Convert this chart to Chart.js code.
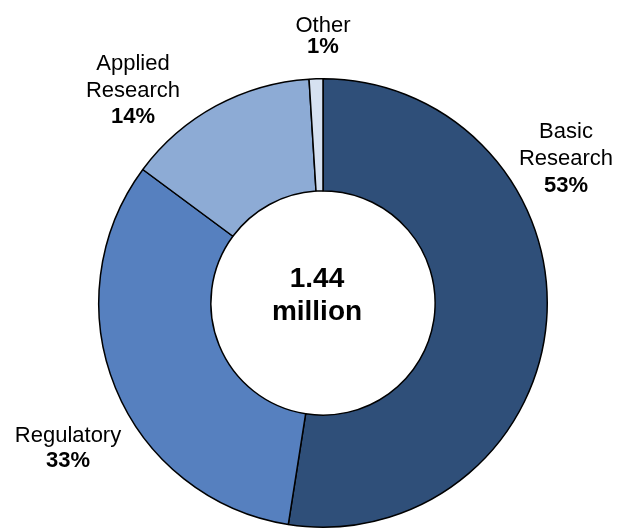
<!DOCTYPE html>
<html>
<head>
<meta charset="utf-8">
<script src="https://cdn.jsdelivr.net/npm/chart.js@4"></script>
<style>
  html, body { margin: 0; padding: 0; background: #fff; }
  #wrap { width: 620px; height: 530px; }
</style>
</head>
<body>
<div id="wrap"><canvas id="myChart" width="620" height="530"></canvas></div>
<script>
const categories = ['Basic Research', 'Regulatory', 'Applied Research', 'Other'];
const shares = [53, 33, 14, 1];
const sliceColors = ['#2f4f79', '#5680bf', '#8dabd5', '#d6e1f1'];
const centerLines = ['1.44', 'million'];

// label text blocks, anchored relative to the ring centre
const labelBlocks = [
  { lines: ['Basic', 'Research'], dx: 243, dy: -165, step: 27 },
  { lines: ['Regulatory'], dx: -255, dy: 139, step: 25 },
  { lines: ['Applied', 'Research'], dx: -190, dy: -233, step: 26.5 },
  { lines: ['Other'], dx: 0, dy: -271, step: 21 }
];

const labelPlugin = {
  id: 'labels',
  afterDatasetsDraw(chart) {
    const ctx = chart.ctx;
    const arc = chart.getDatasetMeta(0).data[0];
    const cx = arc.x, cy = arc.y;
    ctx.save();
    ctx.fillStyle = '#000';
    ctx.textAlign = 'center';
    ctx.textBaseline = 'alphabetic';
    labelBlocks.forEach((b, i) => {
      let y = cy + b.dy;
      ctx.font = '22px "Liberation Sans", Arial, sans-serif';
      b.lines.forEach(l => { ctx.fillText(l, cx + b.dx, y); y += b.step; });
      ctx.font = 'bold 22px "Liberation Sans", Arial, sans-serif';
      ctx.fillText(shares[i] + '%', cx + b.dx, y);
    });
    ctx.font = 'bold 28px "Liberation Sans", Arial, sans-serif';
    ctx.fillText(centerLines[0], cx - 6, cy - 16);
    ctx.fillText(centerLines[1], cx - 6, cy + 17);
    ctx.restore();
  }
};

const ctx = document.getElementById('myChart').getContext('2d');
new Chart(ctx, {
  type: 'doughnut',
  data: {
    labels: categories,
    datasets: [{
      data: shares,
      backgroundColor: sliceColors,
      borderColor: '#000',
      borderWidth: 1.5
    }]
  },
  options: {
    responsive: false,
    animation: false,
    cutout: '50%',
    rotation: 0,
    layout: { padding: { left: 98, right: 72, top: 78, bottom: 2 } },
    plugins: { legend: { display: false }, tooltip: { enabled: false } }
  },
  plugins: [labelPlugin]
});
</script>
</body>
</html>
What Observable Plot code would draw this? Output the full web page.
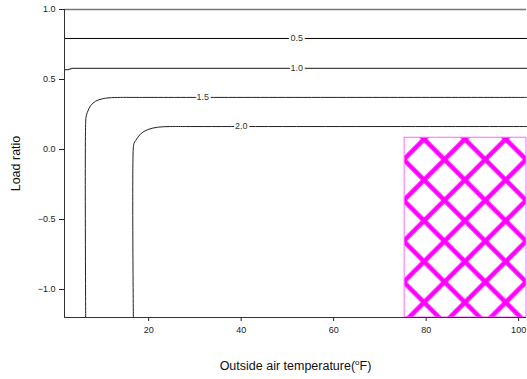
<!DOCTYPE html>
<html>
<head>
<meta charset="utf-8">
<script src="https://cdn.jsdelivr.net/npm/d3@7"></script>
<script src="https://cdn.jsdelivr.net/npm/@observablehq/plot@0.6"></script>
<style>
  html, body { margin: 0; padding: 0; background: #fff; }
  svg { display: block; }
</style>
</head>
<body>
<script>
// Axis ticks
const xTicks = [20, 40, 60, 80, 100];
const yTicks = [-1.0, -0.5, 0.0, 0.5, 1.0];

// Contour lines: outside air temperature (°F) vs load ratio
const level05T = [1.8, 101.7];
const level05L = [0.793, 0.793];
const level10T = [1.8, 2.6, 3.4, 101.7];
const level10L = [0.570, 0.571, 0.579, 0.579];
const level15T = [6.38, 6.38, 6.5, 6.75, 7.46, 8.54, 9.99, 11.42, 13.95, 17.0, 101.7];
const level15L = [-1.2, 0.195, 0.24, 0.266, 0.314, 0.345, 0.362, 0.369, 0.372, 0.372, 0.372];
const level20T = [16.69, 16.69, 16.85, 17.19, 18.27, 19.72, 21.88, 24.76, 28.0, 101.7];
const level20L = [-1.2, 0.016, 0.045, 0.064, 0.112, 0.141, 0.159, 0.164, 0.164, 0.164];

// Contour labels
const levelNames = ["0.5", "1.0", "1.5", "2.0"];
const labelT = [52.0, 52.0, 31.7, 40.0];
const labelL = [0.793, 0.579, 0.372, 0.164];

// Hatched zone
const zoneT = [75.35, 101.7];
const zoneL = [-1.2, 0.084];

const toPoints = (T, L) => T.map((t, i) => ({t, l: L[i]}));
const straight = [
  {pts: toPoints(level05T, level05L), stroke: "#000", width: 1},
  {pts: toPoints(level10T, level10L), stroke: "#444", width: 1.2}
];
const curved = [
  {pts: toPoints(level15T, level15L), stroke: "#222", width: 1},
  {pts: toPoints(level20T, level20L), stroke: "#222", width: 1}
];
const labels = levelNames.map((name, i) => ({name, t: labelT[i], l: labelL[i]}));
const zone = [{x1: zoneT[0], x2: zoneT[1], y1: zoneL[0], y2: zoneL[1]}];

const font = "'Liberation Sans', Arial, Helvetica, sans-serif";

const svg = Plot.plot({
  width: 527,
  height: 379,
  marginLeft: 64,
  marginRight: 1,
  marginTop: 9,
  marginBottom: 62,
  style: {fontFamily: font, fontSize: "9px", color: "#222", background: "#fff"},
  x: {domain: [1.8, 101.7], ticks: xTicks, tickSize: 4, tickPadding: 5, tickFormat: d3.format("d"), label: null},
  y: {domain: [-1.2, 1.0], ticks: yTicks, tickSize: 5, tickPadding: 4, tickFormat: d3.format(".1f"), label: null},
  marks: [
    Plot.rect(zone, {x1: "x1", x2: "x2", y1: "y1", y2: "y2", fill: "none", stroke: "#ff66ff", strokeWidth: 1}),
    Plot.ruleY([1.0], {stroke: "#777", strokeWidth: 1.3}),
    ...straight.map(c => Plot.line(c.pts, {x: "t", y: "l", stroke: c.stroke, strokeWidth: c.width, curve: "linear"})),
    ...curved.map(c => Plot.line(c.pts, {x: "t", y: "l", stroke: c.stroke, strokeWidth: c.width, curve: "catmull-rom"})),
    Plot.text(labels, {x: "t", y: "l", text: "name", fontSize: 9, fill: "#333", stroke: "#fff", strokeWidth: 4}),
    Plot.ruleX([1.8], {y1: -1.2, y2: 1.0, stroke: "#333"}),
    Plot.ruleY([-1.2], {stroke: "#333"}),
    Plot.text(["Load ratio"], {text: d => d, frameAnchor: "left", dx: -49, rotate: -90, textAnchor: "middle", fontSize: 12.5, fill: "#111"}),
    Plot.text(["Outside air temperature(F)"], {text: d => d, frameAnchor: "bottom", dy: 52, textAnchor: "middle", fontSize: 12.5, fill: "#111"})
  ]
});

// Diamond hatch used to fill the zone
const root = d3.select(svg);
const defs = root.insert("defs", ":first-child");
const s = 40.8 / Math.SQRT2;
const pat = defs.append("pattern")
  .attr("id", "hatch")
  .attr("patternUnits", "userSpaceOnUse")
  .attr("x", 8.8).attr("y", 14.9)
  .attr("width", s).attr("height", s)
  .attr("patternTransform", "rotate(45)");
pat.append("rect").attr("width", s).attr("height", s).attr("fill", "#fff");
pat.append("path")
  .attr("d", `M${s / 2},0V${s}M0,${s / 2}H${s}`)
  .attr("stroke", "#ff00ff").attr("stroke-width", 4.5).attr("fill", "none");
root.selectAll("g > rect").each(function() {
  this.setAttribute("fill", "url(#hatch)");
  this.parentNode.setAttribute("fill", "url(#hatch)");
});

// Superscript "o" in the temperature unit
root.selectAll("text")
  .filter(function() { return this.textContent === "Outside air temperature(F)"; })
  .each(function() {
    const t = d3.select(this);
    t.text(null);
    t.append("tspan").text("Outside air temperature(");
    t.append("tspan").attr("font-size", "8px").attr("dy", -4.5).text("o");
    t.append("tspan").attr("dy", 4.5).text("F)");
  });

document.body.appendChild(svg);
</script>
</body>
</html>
-- -- --
-- PROBLEM --
Would you return the data exactly as written, without the pictures?

-- CORRECT RESPONSE --
Convert this chart to Chart.js code.
<!DOCTYPE html>
<html>
<head>
<meta charset="utf-8">
<script src="https://cdn.jsdelivr.net/npm/chart.js@4"></script>
<style>
  html, body { margin: 0; padding: 0; background: #fff; }
  #wrap { width: 620px; height: 530px; }
</style>
</head>
<body>
<div id="wrap"><canvas id="myChart" width="620" height="530"></canvas></div>
<script>
const categories = ['Basic Research', 'Regulatory', 'Applied Research', 'Other'];
const shares = [53, 33, 14, 1];
const sliceColors = ['#2f4f79', '#5680bf', '#8dabd5', '#d6e1f1'];
const centerLines = ['1.44', 'million'];

// label text blocks, anchored relative to the ring centre
const labelBlocks = [
  { lines: ['Basic', 'Research'], dx: 243, dy: -165, step: 27 },
  { lines: ['Regulatory'], dx: -255, dy: 139, step: 25 },
  { lines: ['Applied', 'Research'], dx: -190, dy: -233, step: 26.5 },
  { lines: ['Other'], dx: 0, dy: -271, step: 21 }
];

const labelPlugin = {
  id: 'labels',
  afterDatasetsDraw(chart) {
    const ctx = chart.ctx;
    const arc = chart.getDatasetMeta(0).data[0];
    const cx = arc.x, cy = arc.y;
    ctx.save();
    ctx.fillStyle = '#000';
    ctx.textAlign = 'center';
    ctx.textBaseline = 'alphabetic';
    labelBlocks.forEach((b, i) => {
      let y = cy + b.dy;
      ctx.font = '22px "Liberation Sans", Arial, sans-serif';
      b.lines.forEach(l => { ctx.fillText(l, cx + b.dx, y); y += b.step; });
      ctx.font = 'bold 22px "Liberation Sans", Arial, sans-serif';
      ctx.fillText(shares[i] + '%', cx + b.dx, y);
    });
    ctx.font = 'bold 28px "Liberation Sans", Arial, sans-serif';
    ctx.fillText(centerLines[0], cx - 6, cy - 16);
    ctx.fillText(centerLines[1], cx - 6, cy + 17);
    ctx.restore();
  }
};

const ctx = document.getElementById('myChart').getContext('2d');
new Chart(ctx, {
  type: 'doughnut',
  data: {
    labels: categories,
    datasets: [{
      data: shares,
      backgroundColor: sliceColors,
      borderColor: '#000',
      borderWidth: 1.5
    }]
  },
  options: {
    responsive: false,
    animation: false,
    cutout: '50%',
    rotation: 0,
    layout: { padding: { left: 98, right: 72, top: 78, bottom: 2 } },
    plugins: { legend: { display: false }, tooltip: { enabled: false } }
  },
  plugins: [labelPlugin]
});
</script>
</body>
</html>
What Observable Plot code would draw this? Output the full web page.
<!DOCTYPE html>
<html>
<head>
<meta charset="utf-8">
<script src="https://cdn.jsdelivr.net/npm/d3@7"></script>
<script src="https://cdn.jsdelivr.net/npm/@observablehq/plot@0.6"></script>
<style>
  html, body { margin: 0; padding: 0; background: #fff; }
  svg { display: block; }
</style>
</head>
<body>
<script>
// Axis ticks
const xTicks = [20, 40, 60, 80, 100];
const yTicks = [-1.0, -0.5, 0.0, 0.5, 1.0];

// Contour lines: outside air temperature (°F) vs load ratio
const level05T = [1.8, 101.7];
const level05L = [0.793, 0.793];
const level10T = [1.8, 2.6, 3.4, 101.7];
const level10L = [0.570, 0.571, 0.579, 0.579];
const level15T = [6.38, 6.38, 6.5, 6.75, 7.46, 8.54, 9.99, 11.42, 13.95, 17.0, 101.7];
const level15L = [-1.2, 0.195, 0.24, 0.266, 0.314, 0.345, 0.362, 0.369, 0.372, 0.372, 0.372];
const level20T = [16.69, 16.69, 16.85, 17.19, 18.27, 19.72, 21.88, 24.76, 28.0, 101.7];
const level20L = [-1.2, 0.016, 0.045, 0.064, 0.112, 0.141, 0.159, 0.164, 0.164, 0.164];

// Contour labels
const levelNames = ["0.5", "1.0", "1.5", "2.0"];
const labelT = [52.0, 52.0, 31.7, 40.0];
const labelL = [0.793, 0.579, 0.372, 0.164];

// Hatched zone
const zoneT = [75.35, 101.7];
const zoneL = [-1.2, 0.084];

const toPoints = (T, L) => T.map((t, i) => ({t, l: L[i]}));
const straight = [
  {pts: toPoints(level05T, level05L), stroke: "#000", width: 1},
  {pts: toPoints(level10T, level10L), stroke: "#444", width: 1.2}
];
const curved = [
  {pts: toPoints(level15T, level15L), stroke: "#222", width: 1},
  {pts: toPoints(level20T, level20L), stroke: "#222", width: 1}
];
const labels = levelNames.map((name, i) => ({name, t: labelT[i], l: labelL[i]}));
const zone = [{x1: zoneT[0], x2: zoneT[1], y1: zoneL[0], y2: zoneL[1]}];

const font = "'Liberation Sans', Arial, Helvetica, sans-serif";

const svg = Plot.plot({
  width: 527,
  height: 379,
  marginLeft: 64,
  marginRight: 1,
  marginTop: 9,
  marginBottom: 62,
  style: {fontFamily: font, fontSize: "9px", color: "#222", background: "#fff"},
  x: {domain: [1.8, 101.7], ticks: xTicks, tickSize: 4, tickPadding: 5, tickFormat: d3.format("d"), label: null},
  y: {domain: [-1.2, 1.0], ticks: yTicks, tickSize: 5, tickPadding: 4, tickFormat: d3.format(".1f"), label: null},
  marks: [
    Plot.rect(zone, {x1: "x1", x2: "x2", y1: "y1", y2: "y2", fill: "none", stroke: "#ff66ff", strokeWidth: 1}),
    Plot.ruleY([1.0], {stroke: "#777", strokeWidth: 1.3}),
    ...straight.map(c => Plot.line(c.pts, {x: "t", y: "l", stroke: c.stroke, strokeWidth: c.width, curve: "linear"})),
    ...curved.map(c => Plot.line(c.pts, {x: "t", y: "l", stroke: c.stroke, strokeWidth: c.width, curve: "catmull-rom"})),
    Plot.text(labels, {x: "t", y: "l", text: "name", fontSize: 9, fill: "#333", stroke: "#fff", strokeWidth: 4}),
    Plot.ruleX([1.8], {y1: -1.2, y2: 1.0, stroke: "#333"}),
    Plot.ruleY([-1.2], {stroke: "#333"}),
    Plot.text(["Load ratio"], {text: d => d, frameAnchor: "left", dx: -49, rotate: -90, textAnchor: "middle", fontSize: 12.5, fill: "#111"}),
    Plot.text(["Outside air temperature(F)"], {text: d => d, frameAnchor: "bottom", dy: 52, textAnchor: "middle", fontSize: 12.5, fill: "#111"})
  ]
});

// Diamond hatch used to fill the zone
const root = d3.select(svg);
const defs = root.insert("defs", ":first-child");
const s = 40.8 / Math.SQRT2;
const pat = defs.append("pattern")
  .attr("id", "hatch")
  .attr("patternUnits", "userSpaceOnUse")
  .attr("x", 8.8).attr("y", 14.9)
  .attr("width", s).attr("height", s)
  .attr("patternTransform", "rotate(45)");
pat.append("rect").attr("width", s).attr("height", s).attr("fill", "#fff");
pat.append("path")
  .attr("d", `M${s / 2},0V${s}M0,${s / 2}H${s}`)
  .attr("stroke", "#ff00ff").attr("stroke-width", 4.5).attr("fill", "none");
root.selectAll("g > rect").each(function() {
  this.setAttribute("fill", "url(#hatch)");
  this.parentNode.setAttribute("fill", "url(#hatch)");
});

// Superscript "o" in the temperature unit
root.selectAll("text")
  .filter(function() { return this.textContent === "Outside air temperature(F)"; })
  .each(function() {
    const t = d3.select(this);
    t.text(null);
    t.append("tspan").text("Outside air temperature(");
    t.append("tspan").attr("font-size", "8px").attr("dy", -4.5).text("o");
    t.append("tspan").attr("dy", 4.5).text("F)");
  });

document.body.appendChild(svg);
</script>
</body>
</html>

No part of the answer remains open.